Biomaterials are widely tested in clinical applications to date, and the field has seen steady growth over several decades. It is highly multidisciplinary, as it merges medicine, biology, chemistry, materials science and engineering. While biomaterials were traditionally designed to be inert in a biological environment, new biomaterials capable of triggering specific biological responses at the cell-material interface have been reaching biomedical applications. We will be extending current stages of biomaterials and designing biomedical nanomaterials that are multifunctional, dynamic, and capable of being triggered externally on demand. 

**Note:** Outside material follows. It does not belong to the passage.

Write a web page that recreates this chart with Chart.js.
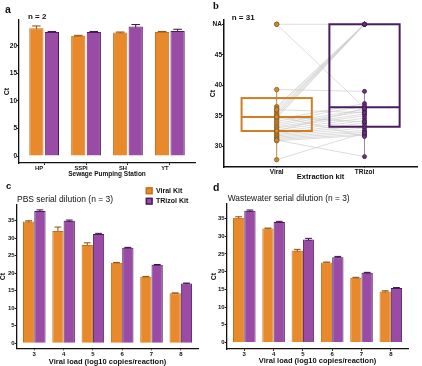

Tasks on elucidating the interactions of nanomaterials with biological systems are quite daunting, that needs to consider chemical composition, dimension, shape, surface chemistries, and overall complexity of physiological systems. However, these studies are indispensable. Although complete evaluation of the importance of each parameter in biological system can take several decades, such an endeavor will be beneficial to the field of nanomaterials and nanotechnology. These studies will provide important design parameters to engineer safe and efficient biomaterials and biomedical devices as tools for a variety of biochemical & medical applications. Fundamental studies on the interactions of synthetic nanomaterials with biological systems are important to the advancement of nanomaterials-based biomedical research and translational applications. In the lab, we will encompass molecular-to-systems level analysis, design, and synthesis of biomedical materials and devices for a range of applications in translational medicine. Most projects are highly interdisciplinary involving basic scientists, clinicians, and engineers, often with industry partners, to solve important problems in medicine and life science.